Lo del Grand Voyager demuestra qué pocas cosas han cambiado en los noventa y tres años transcurridos desde el agrio
comentario conradiano sobre hoteles a flote. La tecnología proporciona
ahora mayor seguridad -siempre que no se estropee, claro-, pero el
concepto del crucero moderno no encaja en la realidad de ese medio
hostil que es el mar. Naturalmente, el azar manda: puede no pasar nunca
nada malo. Pero cuando pasa, pasa. Y entonces, esas moles desaforadas
demuestran que no tienen nada que ver con la honradez de un buen barco,
ni con el carácter marino exigible a quienes las tripulan y gobiernan.
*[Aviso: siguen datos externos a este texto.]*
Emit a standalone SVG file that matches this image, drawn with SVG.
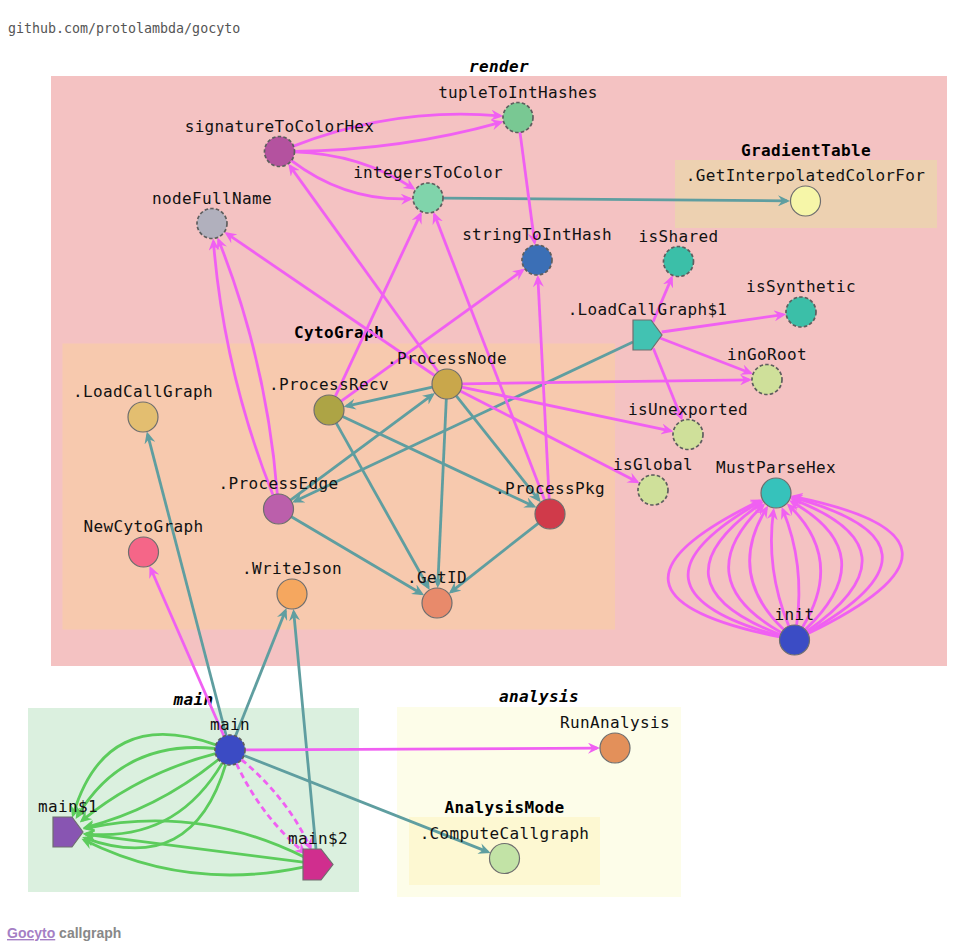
<svg xmlns="http://www.w3.org/2000/svg" width="969" height="952" viewBox="0 0 969 952">
<style>
.lbl{font-family:"DejaVu Sans Mono",monospace;font-size:16px;letter-spacing:0.35px;text-anchor:middle;fill:#111}
.clbl{font-family:"DejaVu Sans Mono",monospace;font-size:16px;letter-spacing:0.35px;font-weight:bold;text-anchor:middle;fill:#000}
.it{font-style:italic}
.solid{stroke:#6e6e6e;stroke-width:1.2}
.dash{stroke:#5e5e5e;stroke-width:1.7;stroke-dasharray:3.5 2.2}
.e{fill:none;stroke-width:2.8}
.mg{stroke:#f060f2;marker-end:url(#am)}
.tl{stroke:#5f9ea0;marker-end:url(#at)}
.gr{stroke:#5ccc5c;marker-end:url(#ag)}
.dsh{stroke-dasharray:6 4}
</style>
<defs>
<marker id="am" viewBox="0 0 12 11" refX="9" refY="5.5" markerWidth="12" markerHeight="11" markerUnits="userSpaceOnUse" orient="auto"><path d="M0,0 L12,5.5 L0,11 L4,5.5 z" fill="#f060f2"/></marker>
<marker id="at" viewBox="0 0 12 11" refX="9" refY="5.5" markerWidth="12" markerHeight="11" markerUnits="userSpaceOnUse" orient="auto"><path d="M0,0 L12,5.5 L0,11 L4,5.5 z" fill="#5f9ea0"/></marker>
<marker id="ag" viewBox="0 0 12 11" refX="9" refY="5.5" markerWidth="12" markerHeight="11" markerUnits="userSpaceOnUse" orient="auto"><path d="M0,0 L12,5.5 L0,11 L4,5.5 z" fill="#5ccc5c"/></marker>
</defs>
<rect width="969" height="952" fill="#fff"/>
<text x="8" y="33" font-family="'DejaVu Sans Mono',monospace" font-size="13.3" fill="#555">github.com/protolambda/gocyto</text>

<g id="clusters">
<g id="c-render"><rect x="51" y="76" width="896" height="590" fill="#f4c2c2"/><text x="499" y="72" class="clbl it">render</text></g>
<g id="c-GradientTable"><rect x="675" y="160" width="262" height="68" fill="#edd1b1"/><text x="806" y="156" class="clbl">GradientTable</text></g>
<g id="c-CytoGraph"><rect x="62.5" y="343.5" width="552.5" height="286" fill="#f7c9ae"/><text x="339" y="338" class="clbl">CytoGraph</text></g>
<g id="c-main"><rect x="28" y="708" width="331" height="184" fill="#dbf0df"/><text x="193.5" y="705" class="clbl it">main</text></g>
<g id="c-analysis"><rect x="397" y="707" width="284" height="190" fill="#fdfde9"/><text x="539" y="702" class="clbl it">analysis</text></g>
<g id="c-AnalysisMode"><rect x="409" y="817" width="191" height="68" fill="#fdf8d2"/><text x="504.5" y="813" class="clbl">AnalysisMode</text></g>
</g>

<g id="connectors">
<path class="e tl" d="M443,198.1 L787,200.9"/>
<path class="e tl" d="M432.3,387.2 L346.6,406.1"/>
<path class="e tl" d="M290.5,500.1 L432.5,394.7"/>
<path class="e tl" d="M633,342 L294.8,501.3"/>
<path class="e tl" d="M342.6,416.4 L533.7,506.3"/>
<path class="e tl" d="M456.3,395.8 L538.8,499.9"/>
<path class="e tl" d="M336.3,423.1 L428.2,587.3"/>
<path class="e tl" d="M446.3,399 L437.8,585"/>
<path class="e tl" d="M538.2,523.3 L451.1,591.9"/>
<path class="e tl" d="M291.4,516.7 L421.5,593.8"/>
<path class="e tl" d="M226.2,735.5 L147.6,434.4"/>
<path class="e tl" d="M235.5,736.1 L285.4,610.7"/>
<path class="e tl" d="M316,849 L293.7,611.9"/>
<path class="e tl" d="M244,755.5 L487.8,851.9"/>

<path class="e mg" d="M520,132.4 L534.6,242.2"/>
<path class="e mg" d="M434.6,375.5 L226.9,233.7"/>
<path class="e mg" d="M438.2,371.8 L290,166.1"/>
<path class="e mg" d="M335.3,396.4 L420.4,214.3"/>
<path class="e mg" d="M544.6,500 L434.5,214.8"/>
<path class="e mg" d="M341.2,401.2 L522.4,270.5"/>
<path class="e mg" d="M549.2,499 L537.9,278"/>
<path class="e mg" d="M462,383.8 L749,379.8"/>
<path class="e mg" d="M461.7,387.1 L670.4,430.8"/>
<path class="e mg" d="M460.3,390.9 L637,481.8"/>
<path class="e mg" d="M653,322 L671.5,278.1"/>
<path class="e mg" d="M661.7,332 L783.2,314.6"/>
<path class="e mg" d="M660,338 L750.2,373"/>
<path class="e mg" d="M653.3,348.3 L681.3,417.8"/>
<path class="e mg" d="M224,736.3 L150.7,568.5"/>
<path class="e mg" d="M245,749.9 L597,748.1"/>

<path class="e mg" d="M293.5,146.1 Q394.8,106.8 500.1,115.9"/>
<path class="e mg" d="M294.5,151.4 Q401,150.3 500.7,122.4"/>
<path class="e mg" d="M294.5,151.9 Q360.3,153.8 412.9,188.2"/>
<path class="e mg" d="M291.5,160.6 Q345.4,201.5 410,198.8"/>
<path class="e mg" d="M273,495.1 Q223.8,371.2 213.4,241.4"/>
<path class="e mg" d="M277.3,494 Q266.7,361.3 218.6,240.2"/>

<path class="e mg" d="M796.6,625.1 Q805.09,564 782.8,509.7"/>
<path class="e mg" d="M788.8,626.1 Q765.41,569 773.5,510.8"/>
<path class="e mg" d="M802.4,627.3 Q844.77,559 789,505.5"/>
<path class="e mg" d="M783.7,629.6 Q725.73,574 766.5,508.3"/>
<path class="e mg" d="M805.3,629.6 Q884.45,554 791.7,501.8"/>
<path class="e mg" d="M781.4,632.6 Q686.05,579 763,505.4"/>
<path class="e mg" d="M806.8,631.4 Q924.13,549 792.8,499.4"/>
<path class="e mg" d="M780.5,634.7 Q646.37,584 761.3,503.3"/>
<path class="e mg" d="M807.6,632.6 Q963.81,544 793.4,497.7"/>
<path class="e mg" d="M780,636.1 Q606.69,589 760.3,501.9"/>
<path class="e mg" d="M808,633.5 Q1003.49,539 793.6,496.6"/>
<path class="e mg" d="M779.8,637 Q567.01,594 759.8,500.8"/>

<path class="e mg dsh" d="M241.5,759.6 Q286.7,797.2 310.4,847.7"/>
<path class="e mg dsh" d="M236.4,763.6 Q261.3,816.8 304.2,852.5"/>

<path class="e gr" d="M215.9,744.9 Q105.6,705.4 73.1,814.8"/>
<path class="e gr" d="M215.1,748.5 Q122.8,739.3 77.2,816.5"/>
<path class="e gr" d="M215.5,753.7 Q140,773.2 82,820.6"/>
<path class="e gr" d="M218.4,759.5 Q158,808.8 85.4,827.5"/>
<path class="e gr" d="M222.4,762.9 Q175.2,842.7 85.9,833.8"/>
<path class="e gr" d="M225.7,764.4 Q192.4,876.6 84.9,838.1"/>
<path class="e gr" d="M304.6,857.3 Q198.6,804.4 85.6,828.3"/>
<path class="e gr" d="M303.1,862.1 L85.9,834.3"/>
<path class="e gr" d="M303.3,867.1 Q187.4,891.6 84.1,840"/>
</g>

<g id="nodes">
<g id="n-tupleToIntHashes"><circle cx="518" cy="117.5" r="15" class="dash" fill="#79c893"/><text x="518" y="97.5" class="lbl">tupleToIntHashes</text></g>
<g id="n-signatureToColorHex"><circle cx="279.5" cy="151.5" r="15" class="dash" fill="#b4529f"/><text x="279.5" y="131.5" class="lbl">signatureToColorHex</text></g>
<g id="n-integersToColor"><circle cx="428" cy="198" r="15" class="dash" fill="#80d4ab"/><text x="428" y="178" class="lbl">integersToColor</text></g>
<g id="n-nodeFullName"><circle cx="212" cy="223.5" r="15" class="dash" fill="#b1b0bd"/><text x="212" y="203.5" class="lbl">nodeFullName</text></g>
<g id="n-stringToIntHash"><circle cx="537" cy="260" r="15" class="dash" fill="#3b6fb6"/><text x="537" y="240" class="lbl">stringToIntHash</text></g>
<g id="n-GetInterpolatedColorFor"><circle cx="805.5" cy="201" r="15" class="solid" fill="#f6f6a8"/><text x="805.5" y="181" class="lbl">.GetInterpolatedColorFor</text></g>
<g id="n-isShared"><circle cx="678.5" cy="261.5" r="15" class="dash" fill="#3bbfa8"/><text x="678.5" y="241.5" class="lbl">isShared</text></g>
<g id="n-isSynthetic"><circle cx="801" cy="312" r="15" class="dash" fill="#3bbfa8"/><text x="801" y="292" class="lbl">isSynthetic</text></g>
<g id="n-LoadCallGraph1"><polygon points="633,320 651,320 662,335 651,350 633,350" class="solid" fill="#42c2b2"/><text x="647.5" y="315" class="lbl">.LoadCallGraph$1</text></g>
<g id="n-inGoRoot"><circle cx="767" cy="379.5" r="15" class="dash" fill="#cfe09a"/><text x="767" y="359.5" class="lbl">inGoRoot</text></g>
<g id="n-isUnexported"><circle cx="688" cy="434.5" r="15" class="dash" fill="#cfe09a"/><text x="688" y="414.5" class="lbl">isUnexported</text></g>
<g id="n-isGlobal"><circle cx="653" cy="490" r="15" class="dash" fill="#cfe09a"/><text x="653" y="470" class="lbl">isGlobal</text></g>
<g id="n-MustParseHex"><circle cx="776" cy="493" r="15" class="solid" fill="#36c2bb"/><text x="776" y="473" class="lbl">MustParseHex</text></g>
<g id="n-init"><circle cx="794.5" cy="640" r="15" class="solid" fill="#3b4cc5"/><text x="794.5" y="620" class="lbl">init</text></g>
<g id="n-ProcessNode"><circle cx="447" cy="384" r="15" class="solid" fill="#c9a74b"/><text x="447" y="364" class="lbl">.ProcessNode</text></g>
<g id="n-ProcessRecv"><circle cx="329" cy="410" r="15" class="solid" fill="#ada445"/><text x="329" y="390" class="lbl">.ProcessRecv</text></g>
<g id="n-LoadCallGraph"><circle cx="143" cy="417" r="15" class="solid" fill="#e3be70"/><text x="143" y="397" class="lbl">.LoadCallGraph</text></g>
<g id="n-ProcessEdge"><circle cx="278.5" cy="509" r="15" class="solid" fill="#bb5fab"/><text x="278.5" y="489" class="lbl">.ProcessEdge</text></g>
<g id="n-ProcessPkg"><circle cx="550" cy="514" r="15" class="solid" fill="#d03a4a"/><text x="550" y="494" class="lbl">.ProcessPkg</text></g>
<g id="n-NewCytoGraph"><circle cx="143.5" cy="552" r="15" class="solid" fill="#f56688"/><text x="143.5" y="532" class="lbl">NewCytoGraph</text></g>
<g id="n-WriteJson"><circle cx="292" cy="594" r="15" class="solid" fill="#f5a75f"/><text x="292" y="574" class="lbl">.WriteJson</text></g>
<g id="n-GetID"><circle cx="437" cy="603" r="15" class="solid" fill="#e88a6b"/><text x="437" y="583" class="lbl">.GetID</text></g>
<g id="n-main"><circle cx="230" cy="750" r="15" class="dash" fill="#3b4bc4"/><text x="230" y="730" class="lbl">main</text></g>
<g id="n-main1"><polygon points="53,817 72,817 83,832 72,847 53,847" class="solid" fill="#8855b2"/><text x="68" y="812" class="lbl">main$1</text></g>
<g id="n-main2"><polygon points="303,849 321,849 333,864.5 321,880 303,880" class="solid" fill="#d02e8e"/><text x="318" y="844" class="lbl">main$2</text></g>
<g id="n-RunAnalysis"><circle cx="615" cy="748" r="15" class="solid" fill="#e3905a"/><text x="615" y="728" class="lbl">RunAnalysis</text></g>
<g id="n-ComputeCallgraph"><circle cx="504.5" cy="858.5" r="15" class="solid" fill="#c2e3a6"/><text x="504.5" y="838.5" class="lbl">.ComputeCallgraph</text></g>
</g>

<text x="7" y="938" font-family="'Liberation Sans',Arial,sans-serif" font-size="14" font-weight="bold"><tspan fill="#a57fc5" text-decoration="underline">Gocyto</tspan><tspan fill="#888"> callgraph</tspan></text>
</svg>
Una de las pocas medidas marineras que se aprecian al analizar el incidente del Grand Voyager es el acierto de situar al pasaje en los pasillos, protegiéndolo de los
bandazos del buque. El resto parece un disparate, como la salida de
Túnez con mal tiempo y el empeño en navegar con mar de proa y fuertes
pantocazos, hasta que una ola alcanzó el puente, rompió un portillo,
mojó el instrumental y dejó al barco, con su enorme obra muerta,
atravesado a la mar, desvalido y sin gobierno. Mas lo peor, a mi
juicio, no es que un barco de crucero sea tan vulnerable con tiempo
duro, que su control se pierda por un cortocircuito en el puente, y que
los muebles y los objetos de a bordo no están anclados para evitar,
como ocurrió, que vayan de un lado a otro, máquinas tragaperras
incluidas, amenazando la integridad física del pasaje. Lo peor es que
pueden comprenderse muy bien los motivos del capitán del Grand Voyager.
Estoy convencido de que salió de Túnez pese al mal tiempo porque, tal y
como están hoy las cosas, un capitán de barco no es más que un empleado
de empresa sin capacidad de decisión ninguna; un gerente de hotel, un
conductor de autobús que debe estar hoy en Túnez, mañana en Barcelona y
pasado en Génova si no quiere que su empleo se lo den a otro. Y de las
dotaciones, mejor no hablar. Ignoro la proporción, pero mucho me
sorprendería que entre esos 313 miembros de la tripulación, camareros,
cocineros, limpiadores, azafatas, animadores, músicos y demás, hubiese
veinte marinos cualificados y profesionales. Resumiendo: el Grand Voyager tuvo más suerte que el Titanic. Enhorabuena. Pero tampoco era un barco honrado.